■ **Work instructions**
Leave out every picture, then transcribe the rest of the listing exactly.

<<<<

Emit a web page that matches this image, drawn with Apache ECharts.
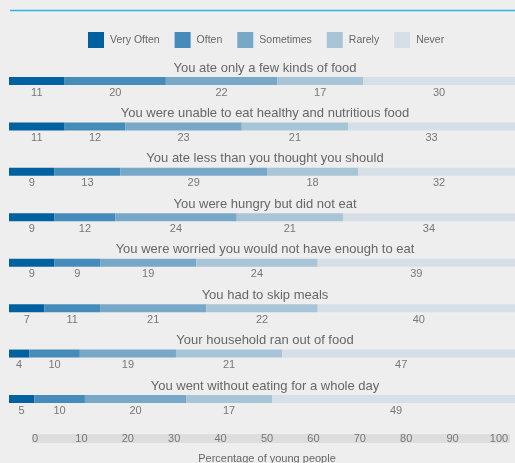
<!DOCTYPE html>
<html>
<head>
<meta charset="utf-8">
<script src="https://cdn.jsdelivr.net/npm/echarts@6/dist/echarts.min.js"></script>
<style>
    html, body { margin: 0; padding: 0; background: #eeeeee; }
    #chart { width: 515px; height: 463px; }
</style>
</head>
<body>
<div id="chart"></div>
<script>
    var questions = [
        'You ate only a few kinds of food',
        'You were unable to eat healthy and nutritious food',
        'You ate less than you thought you should',
        'You were hungry but did not eat',
        'You were worried you would not have enough to eat',
        'You had to skip meals',
        'Your household ran out of food',
        'You went without eating for a whole day'
    ]
    var veryOften = [11, 11, 9, 9, 9, 7, 4, 5]
    var often = [20, 12, 13, 12, 9, 11, 10, 10]
    var sometimes = [22, 23, 29, 24, 19, 21, 19, 20]
    var rarely = [17, 21, 18, 21, 24, 22, 21, 17]
    var never = [30, 33, 32, 34, 39, 40, 47, 49]
    var axisTicks = [0, 10, 20, 30, 40, 50, 60, 70, 80, 90, 100]

    var seriesDefs = [
        { name: 'Very Often', data: veryOften, color: '#0061a0' },
        { name: 'Often', data: often, color: '#468cba' },
        { name: 'Sometimes', data: sometimes, color: '#77a8c8' },
        { name: 'Rarely', data: rarely, color: '#a8c5d8' },
        { name: 'Never', data: never, color: '#d6dfe6' }
    ]

    var font = '"Liberation Sans", Arial, sans-serif'
    var chart = echarts.init(document.getElementById('chart'))

    var option = {
        backgroundColor: '#eeeeee',
        animation: false,
        textStyle: { fontFamily: font },
        legend: {
            data: seriesDefs.map(function (s) { return s.name }),
            top: 32,
            left: 88,
            padding: 0,
            icon: 'rect',
            itemWidth: 16,
            itemHeight: 16,
            itemGap: 15,
            textStyle: { fontSize: 10.5, color: '#666666', fontFamily: font, padding: [0, 0, 0, 1] }
        },
        graphic: [
            {
                type: 'line',
                shape: { x1: 10, y1: 10.5, x2: 515, y2: 10.5 },
                style: { stroke: '#2cb4e6', lineWidth: 1.5 }
            },
            {
                type: 'rect',
                z: -1,
                shape: { x: 32, y: 434, width: 478, height: 9 },
                style: { fill: '#dddddd' }
            }
        ],
        grid: [
            { left: 9, right: 0, top: 58.3, bottom: 41.3 },
            { left: 35, right: 16, top: 434, height: 19 }
        ],
        xAxis: [
            {
                gridIndex: 0,
                type: 'value',
                min: 0,
                max: 100,
                show: false
            },
            {
                gridIndex: 1,
                type: 'value',
                position: 'bottom',
                min: axisTicks[0],
                max: axisTicks[axisTicks.length - 1],
                interval: 10,
                axisLine: { show: false, onZero: false },
                axisTick: { show: false },
                splitLine: { show: false },
                axisLabel: {
                    margin: 0,
                    verticalAlign: 'middle',
                    fontSize: 11,
                    color: '#777777',
                    fontFamily: font
                },
                name: 'Percentage of young people',
                nameLocation: 'middle',
                nameGap: 15,
                nameTextStyle: { fontSize: 11, color: '#666666', fontFamily: font }
            }
        ],
        yAxis: [
            {
                gridIndex: 0,
                type: 'category',
                inverse: true,
                data: questions,
                axisLine: { show: false },
                axisTick: { show: false },
                axisLabel: {
                    margin: -256,
                    align: 'center',
                    verticalAlign: 'bottom',
                    lineHeight: 16,
                    padding: [0, 0, 5, 0],
                    fontSize: 13,
                    color: '#666666',
                    fontFamily: font
                }
            },
            {
                gridIndex: 1,
                type: 'value',
                min: 0,
                max: 1,
                show: false
            }
        ],
        series: seriesDefs.map(function (s) {
            return {
                name: s.name,
                type: 'bar',
                stack: 'total',
                xAxisIndex: 0,
                yAxisIndex: 0,
                barWidth: 8,
                clip: false,
                itemStyle: { color: s.color },
                label: {
                    show: true,
                    position: 'bottom',
                    distance: 2,
                    fontSize: 11,
                    color: '#777777',
                    fontFamily: font
                },
                data: s.data
            }
        })
    }

    chart.setOption(option)
</script>
</body>
</html>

>>>>

■ **Task output**
Emit a web page that matches this image, drawn with Apache ECharts.
<!DOCTYPE html>
<html>
<head>
<meta charset="utf-8">
<script src="https://cdn.jsdelivr.net/npm/echarts@6/dist/echarts.min.js"></script>
<style>
    html, body { margin: 0; padding: 0; background: #eeeeee; }
    #chart { width: 515px; height: 463px; }
</style>
</head>
<body>
<div id="chart"></div>
<script>
    var questions = [
        'You ate only a few kinds of food',
        'You were unable to eat healthy and nutritious food',
        'You ate less than you thought you should',
        'You were hungry but did not eat',
        'You were worried you would not have enough to eat',
        'You had to skip meals',
        'Your household ran out of food',
        'You went without eating for a whole day'
    ]
    var veryOften = [11, 11, 9, 9, 9, 7, 4, 5]
    var often = [20, 12, 13, 12, 9, 11, 10, 10]
    var sometimes = [22, 23, 29, 24, 19, 21, 19, 20]
    var rarely = [17, 21, 18, 21, 24, 22, 21, 17]
    var never = [30, 33, 32, 34, 39, 40, 47, 49]
    var axisTicks = [0, 10, 20, 30, 40, 50, 60, 70, 80, 90, 100]

    var seriesDefs = [
        { name: 'Very Often', data: veryOften, color: '#0061a0' },
        { name: 'Often', data: often, color: '#468cba' },
        { name: 'Sometimes', data: sometimes, color: '#77a8c8' },
        { name: 'Rarely', data: rarely, color: '#a8c5d8' },
        { name: 'Never', data: never, color: '#d6dfe6' }
    ]

    var font = '"Liberation Sans", Arial, sans-serif'
    var chart = echarts.init(document.getElementById('chart'))

    var option = {
        backgroundColor: '#eeeeee',
        animation: false,
        textStyle: { fontFamily: font },
        legend: {
            data: seriesDefs.map(function (s) { return s.name }),
            top: 32,
            left: 88,
            padding: 0,
            icon: 'rect',
            itemWidth: 16,
            itemHeight: 16,
            itemGap: 15,
            textStyle: { fontSize: 10.5, color: '#666666', fontFamily: font, padding: [0, 0, 0, 1] }
        },
        graphic: [
            {
                type: 'line',
                shape: { x1: 10, y1: 10.5, x2: 515, y2: 10.5 },
                style: { stroke: '#2cb4e6', lineWidth: 1.5 }
            },
            {
                type: 'rect',
                z: -1,
                shape: { x: 32, y: 434, width: 478, height: 9 },
                style: { fill: '#dddddd' }
            }
        ],
        grid: [
            { left: 9, right: 0, top: 58.3, bottom: 41.3 },
            { left: 35, right: 16, top: 434, height: 19 }
        ],
        xAxis: [
            {
                gridIndex: 0,
                type: 'value',
                min: 0,
                max: 100,
                show: false
            },
            {
                gridIndex: 1,
                type: 'value',
                position: 'bottom',
                min: axisTicks[0],
                max: axisTicks[axisTicks.length - 1],
                interval: 10,
                axisLine: { show: false, onZero: false },
                axisTick: { show: false },
                splitLine: { show: false },
                axisLabel: {
                    margin: 0,
                    verticalAlign: 'middle',
                    fontSize: 11,
                    color: '#777777',
                    fontFamily: font
                },
                name: 'Percentage of young people',
                nameLocation: 'middle',
                nameGap: 15,
                nameTextStyle: { fontSize: 11, color: '#666666', fontFamily: font }
            }
        ],
        yAxis: [
            {
                gridIndex: 0,
                type: 'category',
                inverse: true,
                data: questions,
                axisLine: { show: false },
                axisTick: { show: false },
                axisLabel: {
                    margin: -256,
                    align: 'center',
                    verticalAlign: 'bottom',
                    lineHeight: 16,
                    padding: [0, 0, 5, 0],
                    fontSize: 13,
                    color: '#666666',
                    fontFamily: font
                }
            },
            {
                gridIndex: 1,
                type: 'value',
                min: 0,
                max: 1,
                show: false
            }
        ],
        series: seriesDefs.map(function (s) {
            return {
                name: s.name,
                type: 'bar',
                stack: 'total',
                xAxisIndex: 0,
                yAxisIndex: 0,
                barWidth: 8,
                clip: false,
                itemStyle: { color: s.color },
                label: {
                    show: true,
                    position: 'bottom',
                    distance: 2,
                    fontSize: 11,
                    color: '#777777',
                    fontFamily: font
                },
                data: s.data
            }
        })
    }

    chart.setOption(option)
</script>
</body>
</html>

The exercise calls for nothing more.